The McDonalds’ charismatic and hilarious dynamic remains, with the occasional brotherly jab but also charming moments like Steve sticking out his tongue at Jeff in the middle of a song. They traded jibes with the crowd and also took a couple of moments to recall their history kind of wistfully, noting that their first show was almost exactly 45 years before this night — July 22, 1979, they said —and thanking the audience for riding with them on their long “journey,” although Steve rolled his eyes sarcastically when he said that particular word.

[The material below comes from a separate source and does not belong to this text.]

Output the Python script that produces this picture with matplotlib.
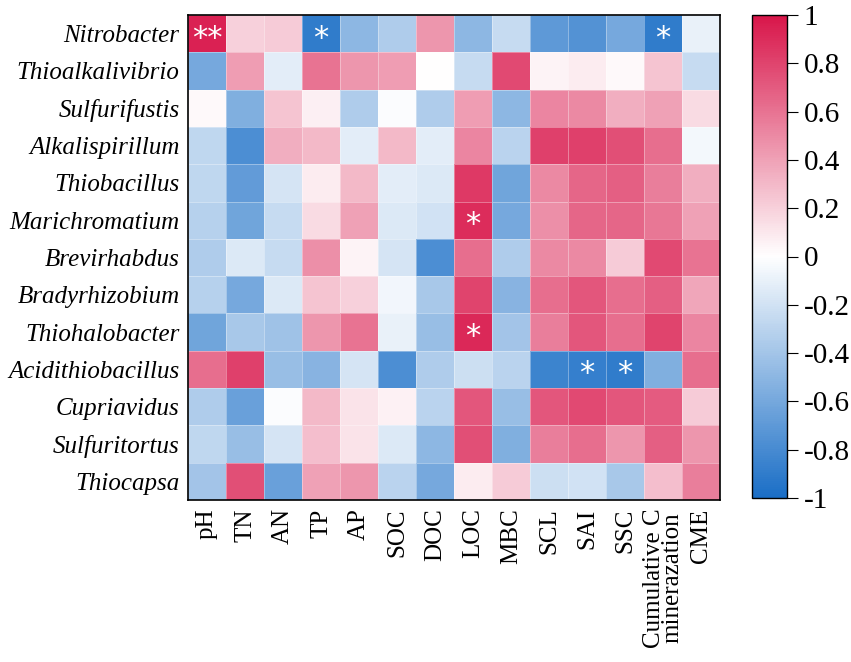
import numpy as np
import matplotlib
matplotlib.use('Agg')
import matplotlib.pyplot as plt
from matplotlib.colors import LinearSegmentedColormap

# Genera (rows) and soil properties (columns)
genera = ['Nitrobacter', 'Thioalkalivibrio', 'Sulfurifustis', 'Alkalispirillum',
          'Thiobacillus', 'Marichromatium', 'Brevirhabdus', 'Bradyrhizobium',
          'Thiohalobacter', 'Acidithiobacillus', 'Cupriavidus', 'Sulfuritortus',
          'Thiocapsa']
variables = ['pH', 'TN', 'AN', 'TP', 'AP', 'SOC', 'DOC', 'LOC', 'MBC', 'SCL',
             'SAI', 'SSC', 'Cumulative C\nminerazation', 'CME']

# correlation values
corr = [
    [0.95, 0.20, 0.22, -0.90, -0.50, -0.35, 0.45, -0.50, -0.25, -0.70, -0.75, -0.60, -0.90, -0.10],
    [-0.60, 0.42, -0.12, 0.60, 0.45, 0.42, 0.00, -0.25, 0.78, 0.05, 0.08, 0.03, 0.25, -0.25],
    [0.03, -0.55, 0.25, 0.07, -0.35, -0.02, -0.35, 0.42, -0.50, 0.52, 0.50, 0.35, 0.40, 0.15],
    [-0.28, -0.78, 0.35, 0.30, -0.12, 0.30, -0.12, 0.52, -0.30, 0.82, 0.82, 0.75, 0.62, -0.05],
    [-0.28, -0.68, -0.18, 0.08, 0.30, -0.12, -0.15, 0.85, -0.62, 0.50, 0.65, 0.68, 0.55, 0.35],
    [-0.32, -0.62, -0.25, 0.15, 0.40, -0.15, -0.20, 0.90, -0.60, 0.48, 0.65, 0.65, 0.58, 0.40],
    [-0.35, -0.15, -0.25, 0.48, 0.05, -0.18, -0.78, 0.62, -0.35, 0.50, 0.50, 0.22, 0.78, 0.60],
    [-0.32, -0.60, -0.15, 0.25, 0.20, -0.06, -0.38, 0.80, -0.52, 0.62, 0.72, 0.62, 0.68, 0.38],
    [-0.62, -0.38, -0.42, 0.45, 0.60, -0.10, -0.45, 0.92, -0.40, 0.55, 0.72, 0.62, 0.80, 0.52],
    [0.62, 0.82, -0.45, -0.52, -0.18, -0.78, -0.35, -0.22, -0.30, -0.85, -0.88, -0.90, -0.55, 0.62],
    [-0.35, -0.65, -0.02, 0.30, 0.12, 0.06, -0.30, 0.72, -0.45, 0.72, 0.78, 0.72, 0.70, 0.22],
    [-0.28, -0.45, -0.18, 0.28, 0.12, -0.15, -0.50, 0.75, -0.55, 0.55, 0.62, 0.45, 0.68, 0.45],
    [-0.40, 0.75, -0.65, 0.40, 0.45, -0.30, -0.60, 0.08, 0.22, -0.22, -0.20, -0.38, 0.28, 0.55],
]

# significance marks (row, col, text)
stars = [(0, 0, '**'), (0, 3, '*'), (0, 12, '*'), (5, 7, '*'), (8, 7, '*'),
         (9, 10, '*'), (9, 11, '*')]

cbar_ticks = [1, 0.8, 0.6, 0.4, 0.2, 0, -0.2, -0.4, -0.6, -0.8, -1]

cmap = LinearSegmentedColormap.from_list(
    'bwr_custom', ['#1a6ec6', '#ffffff', '#d8164a'])

plt.rcParams['font.family'] = ['Liberation Serif', 'DejaVu Serif']

data = np.array(corr)
fig = plt.figure(figsize=(8.51, 6.62), dpi=100)
ax = fig.add_axes([188 / 851, 1 - 500 / 662, 532 / 851, 485 / 662])
cax = fig.add_axes([752 / 851, 1 - 498 / 662, 35 / 851, 483 / 662])

mesh = ax.pcolormesh(data, cmap=cmap, vmin=-1, vmax=1,
                     edgecolors=(1, 1, 1, 0.35), linewidth=0.6)
ax.set_xlim(0, len(variables))
ax.set_ylim(len(genera), 0)
ax.set_xticks(np.arange(len(variables)) + 0.5)
ax.set_xticklabels(variables, rotation=90, fontsize=18, linespacing=0.8)
ax.set_yticks(np.arange(len(genera)) + 0.5)
ax.set_yticklabels(genera, fontsize=18, style='italic')
ax.tick_params(length=0, pad=6)
for sp in ax.spines.values():
    sp.set_linewidth(1.2)

for r, c, t in stars:
    ax.text(c + 0.5, r + 0.62, t, ha='center', va='center', color='white',
            fontsize=22, family='DejaVu Sans')

cb = fig.colorbar(mesh, cax=cax, ticks=cbar_ticks)
cb.ax.set_yticklabels([('%g' % v) for v in cbar_ticks], fontsize=21)
cb.ax.tick_params(length=8, width=0.8, pad=4)
cb.outline.set_linewidth(1.0)

fig.savefig('out.png', dpi=100)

The pair are capably joined by lead guitarist Jason Shapiro and drummer Dale Crover, both of whom joined in 2019. Crover was a seemingly unlikely addition: One of the best drummers of his generation, he has powered the crushing sludge-rock of grunge progenitors the Melvins since the early ‘80s — actually, his drums are that band’s lead instrument —and among many other side-hustles, played with Nirvana (who saw the Melvins as mentors) at two critical junctures when they were between drummers: First, on the band’s 1988 demo, before Chad Channing joined, and again two years later, for a tour before Dave Grohl completed the trio that would change the world. Crover’s heavy style is a little outsized for a nimble power-pop band like Redd Kross — we’d have thought his occasional double-bass-drum rolls would be a firing offense — but he’s adapted to the band’s ‘60s pop-psychedelic, crash-cymbal style and he’s so powerful and versatile that they probably thought, OK, a non-ironic double-kick roll once in a while is worth everything else we’re getting.
The encore began with the song that put them on the map, the 1982 KROQ anthem “Annette’s Got the Hits” — with the signature riff that Steve recalled writing on his bass in the brothers’ childhood bedroom — and concluded, inevitably, with the song that they may have performed at every single gig they’ve ever played. Kiss’ “Deuce,” delivered with equal parts reverence and irony, which Steve introduced as the first song performed by the first band he ever saw in concert — Kiss at the Great Western Forum in Los Angeles in early 1976, to which he was escorted by “my big brother,” Jeff.
And as the brothers faced off during Shapiro’s guitar solo for the obligatory Paul Stanley-Gene Simmons synchronized headbang, it was both nostalgic and adorable to see them, at 60 and 57, still rocking out like they undoubtedly first did in that childhood bedroom.